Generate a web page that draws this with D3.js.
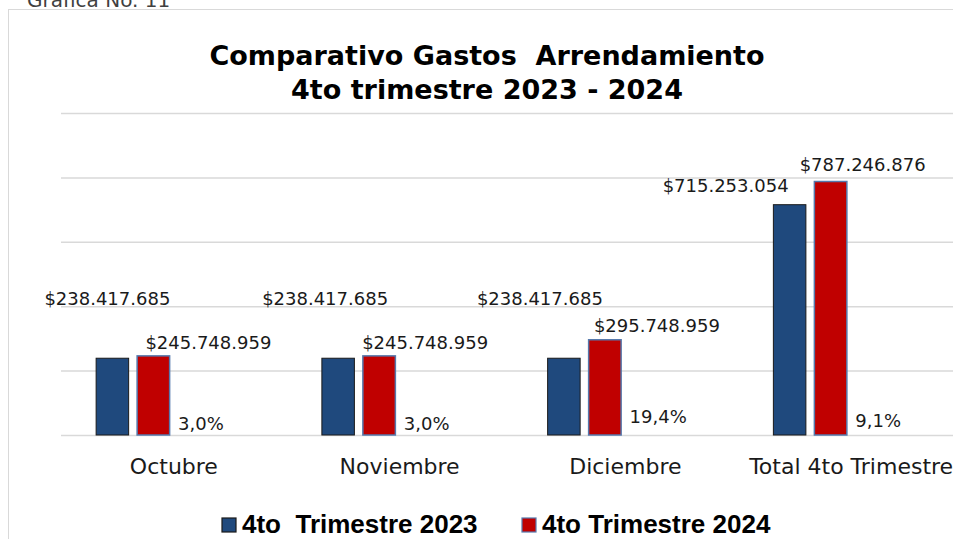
<!DOCTYPE html>
<html>
<head>
<meta charset="utf-8">
<script src="https://cdn.jsdelivr.net/npm/d3@7"></script>
<style>
  body { margin: 0; background: #fff; }
  svg { display: block; }
  text { white-space: pre; }
</style>
</head>
<body>
<script>
var width = 953,
    height = 539;

var categories = ['Octubre', 'Noviembre', 'Diciembre', 'Total 4to Trimestre'];
var seriesNames = ['4to  Trimestre 2023', '4to Trimestre 2024'];
var values2023 = [238417685, 238417685, 238417685, 715253054];
var values2024 = [245748959, 245748959, 295748959, 787246876];
var variation = [3.0, 3.0, 19.4, 9.1];
var yTicks = [0, 200e6, 400e6, 600e6, 800e6, 1000e6];

var fills = ['#1f497d', '#c00000'];
var strokes = ['#1a1a1a', '#5579ad'];

// data labels were dragged by hand in the original: [dx from bar centre, dy from bar top]
var nudge2023 = [[-5, -53], [-13, -53], [-24, -53], [-64, -13]];
var nudge2024 = [[55, -7], [46, -7], [52, -8], [32, -11]];

var es = d3.formatLocale({ decimal: ',', thousands: '.', grouping: [3], currency: ['$', ''] });
var money = es.format('$,d'),
    pct = es.format(',.1f');

var svg = d3.select('body').append('svg')
    .attr('width', width)
    .attr('height', height);

// caption sits half off the top of the page, as in the original
svg.append('text')
    .attr('x', 27).attr('y', 7)
    .attr('font-family', 'DejaVu Sans').attr('font-size', 20)
    .attr('fill', '#404040')
    .text('Grafica No. 11');

// chart frame, runs off the right and bottom of the page
svg.append('rect')
    .attr('x', 8.5).attr('y', 9.5)
    .attr('width', 1000).attr('height', 600)
    .attr('fill', 'none').attr('stroke', '#d9d9d9');

var title = svg.append('text')
    .attr('text-anchor', 'middle')
    .attr('font-family', 'DejaVu Sans').attr('font-weight', 'bold').attr('font-size', 27)
    .attr('fill', '#000');
title.append('tspan').attr('x', 487).attr('y', 65).text('Comparativo Gastos  Arrendamiento');
title.append('tspan').attr('x', 487).attr('y', 99).text('4to trimestre 2023 - 2024');

var x = d3.scaleBand().domain(categories).range([61, 964]).padding(0);
var x1 = d3.scaleBand().domain([0, 1, 2, 3]).range([0, x.bandwidth()])
    .paddingInner(0.207).paddingOuter(0.857);
var y = d3.scaleLinear().domain([0, 1e9]).range([435, 113]);
// the % series sits on its own (hidden) secondary scale
var yPct = d3.scaleLinear().domain([0, 100]).range([0, 43]);

var grid = svg.append('g')
    .attr('transform', 'translate(61,0)')
    .call(d3.axisLeft(y).tickValues(yTicks).tickSize(-(964 - 61)).tickFormat(''));
grid.select('.domain').remove();
grid.selectAll('line').attr('stroke', '#d9d9d9').attr('stroke-width', 1.5);

var series = [values2023, values2024];
var nudges = [nudge2023, nudge2024];

series.forEach(function(vals, s) {
  var g = svg.append('g');
  g.selectAll('rect')
      .data(vals)
    .enter().append('rect')
      .attr('x', function(d, i) { return x(categories[i]) + x1(s); })
      .attr('y', function(d) { return y(d); })
      .attr('width', x1.bandwidth())
      .attr('height', function(d) { return y(0) - y(d); })
      .attr('fill', fills[s])
      .attr('stroke', strokes[s])
      .attr('stroke-width', s ? 1.5 : 1);

  g.selectAll('text')
      .data(vals)
    .enter().append('text')
      .attr('x', function(d, i) { return x(categories[i]) + x1(s) + x1.bandwidth() / 2 + nudges[s][i][0]; })
      .attr('y', function(d, i) { return y(d) + nudges[s][i][1]; })
      .attr('text-anchor', 'middle')
      .attr('font-family', 'DejaVu Sans').attr('font-size', 18)
      .attr('fill', '#1a1a1a')
      .text(function(d) { return money(d); });
});

svg.append('g').selectAll('text')
    .data(variation)
  .enter().append('text')
    .attr('x', function(d, i) { return x(categories[i]) + x1(2); })
    .attr('y', function(d) { return y(0) - 4 - yPct(d); })
    .attr('font-family', 'DejaVu Sans').attr('font-size', 18)
    .attr('fill', '#1a1a1a')
    .text(function(d) { return pct(d) + '%'; });

svg.append('g').selectAll('text')
    .data(categories)
  .enter().append('text')
    .attr('x', function(d) { return x(d) + x.bandwidth() / 2; })
    .attr('y', 474)
    .attr('text-anchor', 'middle')
    .attr('font-family', 'DejaVu Sans').attr('font-size', 22)
    .attr('fill', '#1a1a1a')
    .text(function(d) { return d; });

var legendX = [222, 522];
var legend = svg.append('g').selectAll('g')
    .data(seriesNames)
  .enter().append('g')
    .attr('transform', function(d, i) { return 'translate(' + legendX[i] + ',518)'; });
legend.append('rect')
    .attr('width', 14).attr('height', 14)
    .attr('fill', function(d, i) { return fills[i]; })
    .attr('stroke', function(d, i) { return strokes[i]; })
    .attr('stroke-width', 1.2);
legend.append('text')
    .attr('x', 20).attr('y', 15)
    .attr('font-family', 'Liberation Sans').attr('font-weight', 'bold').attr('font-size', 26)
    .attr('fill', '#000')
    .text(function(d) { return d; });
</script>
</body>
</html>
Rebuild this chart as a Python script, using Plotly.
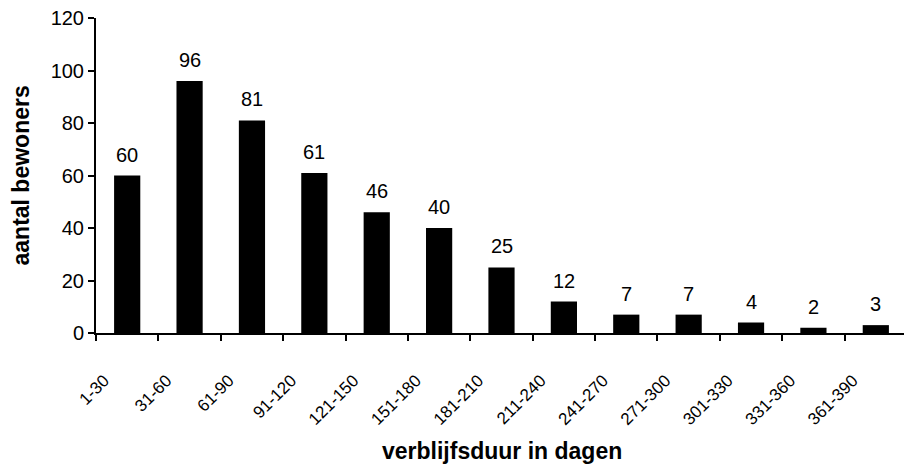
import plotly.graph_objects as go

categories = ["1-30", "31-60", "61-90", "91-120", "121-150", "151-180", "181-210",
              "211-240", "241-270", "271-300", "301-330", "331-360", "361-390"]
values = [60, 96, 81, 61, 46, 40, 25, 12, 7, 7, 4, 2, 3]
y_ticks = [0, 20, 40, 60, 80, 100, 120]

FONT = "Liberation Sans, Arial, sans-serif"

fig = go.Figure()
fig.add_trace(go.Bar(
    x=categories, y=values, width=0.42,
    marker=dict(color="black", line=dict(width=0)),
    showlegend=False,
))

for c, v in zip(categories, values):
    fig.add_annotation(x=c, y=v, text=str(v), showarrow=False,
                       yanchor="bottom", yshift=8,
                       font=dict(family=FONT, size=20, color="black"))

# axis titles
fig.add_annotation(x=0.5, y=0, xref="paper", yref="paper", text="<b>verblijfsduur in dagen</b>",
                   showarrow=False, yanchor="middle", yshift=-118,
                   font=dict(family=FONT, size=23, color="black"))
fig.add_annotation(x=0, y=0.5, xref="paper", yref="paper", text="<b>aantal bewoners</b>",
                   showarrow=False, xanchor="center", xshift=-76, textangle=-90,
                   font=dict(family=FONT, size=23, color="black"))

# page body has an 8px default margin, so the figure is sized to fit the window
fig.update_layout(
    width=904, height=457,
    margin=dict(l=88, r=5, t=10, b=132),
    paper_bgcolor="white", plot_bgcolor="white",
    font=dict(family=FONT, color="black"),
)
fig.update_xaxes(
    type="category", range=[-0.5, 12.5], automargin=False,
    showline=True, linecolor="black", linewidth=2,
    ticks="outside", tickson="boundaries", ticklen=6, tickwidth=2, tickcolor="black",
    tickangle=-45, tickfont=dict(family=FONT, size=17, color="black"),
    ticklabelstandoff=29, ticklabelshift=-23, ticklabeloverflow="allow",
    showgrid=False,
)
fig.update_yaxes(
    range=[0, 120], tickvals=y_ticks, automargin=False,
    showline=True, linecolor="black", linewidth=2,
    ticks="outside", ticklen=6, tickwidth=2, tickcolor="black",
    tickfont=dict(family=FONT, size=20, color="black"), ticklabeloverflow="allow",
    showgrid=False, zeroline=False,
)

fig.write_html("out.html")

* * *

Prompt: Your task is to reproduce the entries above word for word, from the first line through the line with "title.append('tspan').attr('x', 487).attr('y', 99).text('4to", and please leave out any pictures.

Full solution:
Generate a web page that draws this with D3.js.
<!DOCTYPE html>
<html>
<head>
<meta charset="utf-8">
<script src="https://cdn.jsdelivr.net/npm/d3@7"></script>
<style>
  body { margin: 0; background: #fff; }
  svg { display: block; }
  text { white-space: pre; }
</style>
</head>
<body>
<script>
var width = 953,
    height = 539;

var categories = ['Octubre', 'Noviembre', 'Diciembre', 'Total 4to Trimestre'];
var seriesNames = ['4to  Trimestre 2023', '4to Trimestre 2024'];
var values2023 = [238417685, 238417685, 238417685, 715253054];
var values2024 = [245748959, 245748959, 295748959, 787246876];
var variation = [3.0, 3.0, 19.4, 9.1];
var yTicks = [0, 200e6, 400e6, 600e6, 800e6, 1000e6];

var fills = ['#1f497d', '#c00000'];
var strokes = ['#1a1a1a', '#5579ad'];

// data labels were dragged by hand in the original: [dx from bar centre, dy from bar top]
var nudge2023 = [[-5, -53], [-13, -53], [-24, -53], [-64, -13]];
var nudge2024 = [[55, -7], [46, -7], [52, -8], [32, -11]];

var es = d3.formatLocale({ decimal: ',', thousands: '.', grouping: [3], currency: ['$', ''] });
var money = es.format('$,d'),
    pct = es.format(',.1f');

var svg = d3.select('body').append('svg')
    .attr('width', width)
    .attr('height', height);

// caption sits half off the top of the page, as in the original
svg.append('text')
    .attr('x', 27).attr('y', 7)
    .attr('font-family', 'DejaVu Sans').attr('font-size', 20)
    .attr('fill', '#404040')
    .text('Grafica No. 11');

// chart frame, runs off the right and bottom of the page
svg.append('rect')
    .attr('x', 8.5).attr('y', 9.5)
    .attr('width', 1000).attr('height', 600)
    .attr('fill', 'none').attr('stroke', '#d9d9d9');

var title = svg.append('text')
    .attr('text-anchor', 'middle')
    .attr('font-family', 'DejaVu Sans').attr('font-weight', 'bold').attr('font-size', 27)
    .attr('fill', '#000');
title.append('tspan').attr('x', 487).attr('y', 65).text('Comparativo Gastos  Arrendamiento');
title.append('tspan').attr('x', 487).attr('y', 99).text('4to trimestre 2023 - 2024');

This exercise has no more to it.